TOSIroam Technical Appendix

Technical Appendix

  • MAB
    The need for secure network access has never been greater. In today's diverse and roaming staff, learners and even guests require access to multiple network resources. As data networks become increasingly indispensable in day-to-day business operations, the possibility that unauthorized people or devices will gain access to controlled or confidential information also increases.
    The best and most secure solution to vulnerability at the access edge is to use the intelligence of the network. One access control technique is called MAC Authentication Bypass (MAB). MAB uses the MAC address of a device to determine what kind of network access to provide.
    • Benefits
      • MAB offers the following benefits on wired networks:
        • Visibility: MAB provides network visibility since the authentication process provides a way to link a device's IP address, MAC address, switch, port and user. This visibility is useful for security audits, network forensics, network use statistics, and troubleshooting.
        • Access control at the edge: MAB acts at Layer 2, allowing schools to control network access at the access edge
        • Colleges:
          MAB is deployed by Crystal as a standalone authentication mechanism.
          In most cases it is envisaged that schools will use Crystal MAB as a standalone authentication but some Colleges may chose to employ IEEE 802.1X and use MAB as a complementary fallback.
          • Identity-based services (aka Crystal) : MAB enables you to dynamically deliver customized services based on an endpoint's MAC address.
            • For example, a device might be dynamically authorized for a specific VLAN or assigned a unique access list that grants appropriate access for that device.
            • All the dynamic authorization techniques that work with IEEE 802.1X authentication will also work with MAB.
          • Fallback or standalone authentication: In a network that includes both devices that support and devices that do not support IEEE 802.1X, MAB can be deployed as a fallback, or complementary, mechanism to IEEE 802.1X. If the network does not have any IEEE 802.1X-capable devices,.
            • Delay: When used as a fallback mechanism to IEEE 802.1X, MAB waits for IEEE 802.1X to time out before validating the MAC address.
            • During the timeout period, no network access is provided by default.
            • Delays in network access can negatively affect device functions and the user experience.
            • A mitigation technique is required to reduce the impact of this delay.
      • Limitations
        • MAC database: As a prerequisite for MAB, there must be a preexisting database of MAC addresses of the devices that are allowed on the network.

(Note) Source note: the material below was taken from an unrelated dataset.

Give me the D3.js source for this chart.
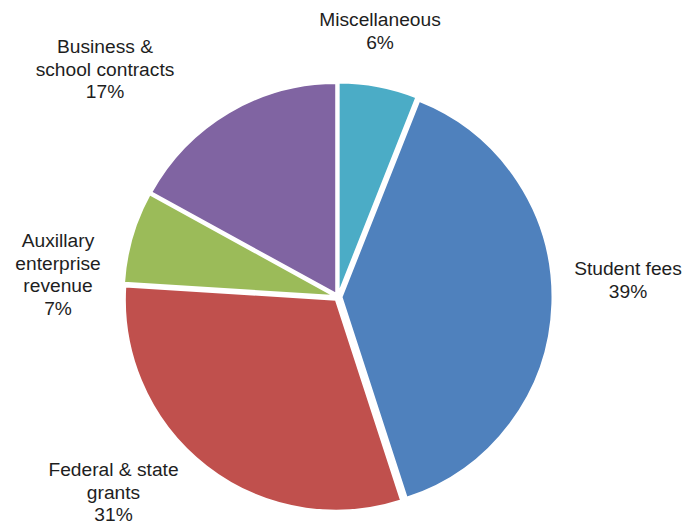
<!DOCTYPE html>
<html>
<head>
<meta charset="utf-8">
<script src="https://cdn.jsdelivr.net/npm/d3@7"></script>
<style>
  html, body { margin: 0; padding: 0; background: #ffffff; }
  svg { display: block; }
</style>
</head>
<body>
<svg id="chart" width="686" height="525"></svg>
<script>
// Revenue sources, listed clockwise from 12 o'clock
const categories = [
  "Miscellaneous",
  "Student fees",
  "Federal & state grants",
  "Auxillary enterprise revenue",
  "Business & school contracts"
];
const shares = [6, 39, 31, 7, 17];
const labelLines = [
  ["Miscellaneous"],
  ["Student fees"],
  ["Federal & state", "grants"],
  ["Auxillary", "enterprise", "revenue"],
  ["Business &", "school contracts"]
];
const colors = ["#4BACC6", "#4F81BD", "#C0504D", "#9BBB59", "#8064A2"];

// Layout
const W = 686, H = 525;
const cx = 338, cy = 297;
const radius = 211;
const explode = 3.5;
const fontSize = 19.2;
const lineHeight = 22.5;
// label anchor (centre x, first baseline) relative to the pie centre
const labelOffsets = [
  [42, -271],
  [290, -22],
  [-224.5, 179],
  [-280, -50],
  [-233, -244]
];

const svg = d3.select("#chart");
const g = svg.append("g").attr("transform", `translate(${cx},${cy})`);

const pie = d3.pie().sort(null).value(d => d.value)
  .startAngle(0).endAngle(2 * Math.PI);
const data = categories.map((c, i) => ({ name: c, value: shares[i], color: colors[i], lines: labelLines[i], off: labelOffsets[i] }));
const arcs = pie(data);

const arc = d3.arc().innerRadius(0).outerRadius(radius);

g.selectAll("path.slice")
  .data(arcs)
  .join("path")
  .attr("class", "slice")
  .attr("d", arc)
  .attr("fill", d => d.data.color)
  .attr("stroke", "#ffffff")
  .attr("stroke-width", 2)
  .attr("stroke-linejoin", "miter")
  .attr("transform", d => {
    const a = (d.startAngle + d.endAngle) / 2;
    return `translate(${explode * Math.sin(a)},${-explode * Math.cos(a)})`;
  });

const total = d3.sum(shares);
const labels = g.selectAll("text.lbl")
  .data(arcs)
  .join("text")
  .attr("class", "lbl")
  .attr("text-anchor", "middle")
  .attr("font-family", "'Liberation Sans', Arial, sans-serif")
  .attr("font-size", fontSize)
  .attr("fill", "#1e1e1e")
  .attr("transform", d => `translate(${d.data.off[0]},${d.data.off[1]})`);

labels.each(function(d) {
  const t = d3.select(this);
  const lines = d.data.lines.concat([Math.round(d.data.value / total * 100) + "%"]);
  lines.forEach((ln, i) => {
    t.append("tspan").attr("x", 0).attr("y", i * lineHeight).text(ln);
  });
});
</script>
</body>
</html>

Crystal uses its free "Kete' service to generate a SQL based table which is linked to a shared Radius server.
          • Kete is a pre-requite Crystal service.
        • No user authentication: MAB can be used to authenticate only devices, not users.
          • Different users logged into the same device will have the same network access.
          • Crystal uses it's free BYOD registration service to build a table of each user's authorised devices ... in effect each and every device is linked authoritive to one user and the Crystal IAM/SSO can then be used to verify the user when the intelligence of the network detects an anomaly.
        •  Strength of authentication: Unlike IEEE 802.1X, MAB is not a strong authentication method.
          • MAB can be defeated by spoofing the MAC address of a valid device.
          • To over this weakness digital certificates are employed.
  • Digital certificates: To be completed after R&D
    MAB works well in this environment (used in past trials) but has the security weakness of being able to be spoofed.
    In the past this has been managed by the "the intelligence of the network" (aka using SSO to verify the user)   but with further research and development it is hoped that digital certificates will enable a more standard solution to be implemented.
    • Digital certificates are employed for N4L content filtering.
      It is envisaged that both TOSIroam and N4L certificates be installed at the same time thus allowing a more flexible and powerful environment for the users.
    • The free Crystal Kete service will be used to track which devices have appropriate digital certificates and manage the expiry dates.

  • Redundancy
    There are several elements to consider.
    • Crystal services: Crystal services (SQL and other services) are located on multiple server farms with failover.
    • Radius server: The main radius server is a physical device hosted at Waimea College/EdSerf with all the normal server farm practices.
      • Crystal hosts a standby physical redundant radius server with failover.
      • A  third radius server can manually be started on  Crystal's backup  environment.
    • School: School can failover from the TOSIroam radius server(s) to their local enterprise wireless system.
    • Connections: These are managed by the the N4L with their own practices and policies.

  • Connection types
    • GRE tunnel: Generic Routing Encapsulation (GRE) is a tunneling protocol developed by Cisco Systems. This is Cisco's protocol  for a similar product to the VPN.
    • NTL layer 2 connection:  Old Loop schools usually have a NTL layer 2 switch in their cabinet. This switch can be used to provide a layer 2 direct connection back to the Crystal server farm located on EdSerf.
    • VPN tunnel: A VPN, or Virtual Private Network, is a method of linking two locations like they are on a local private network.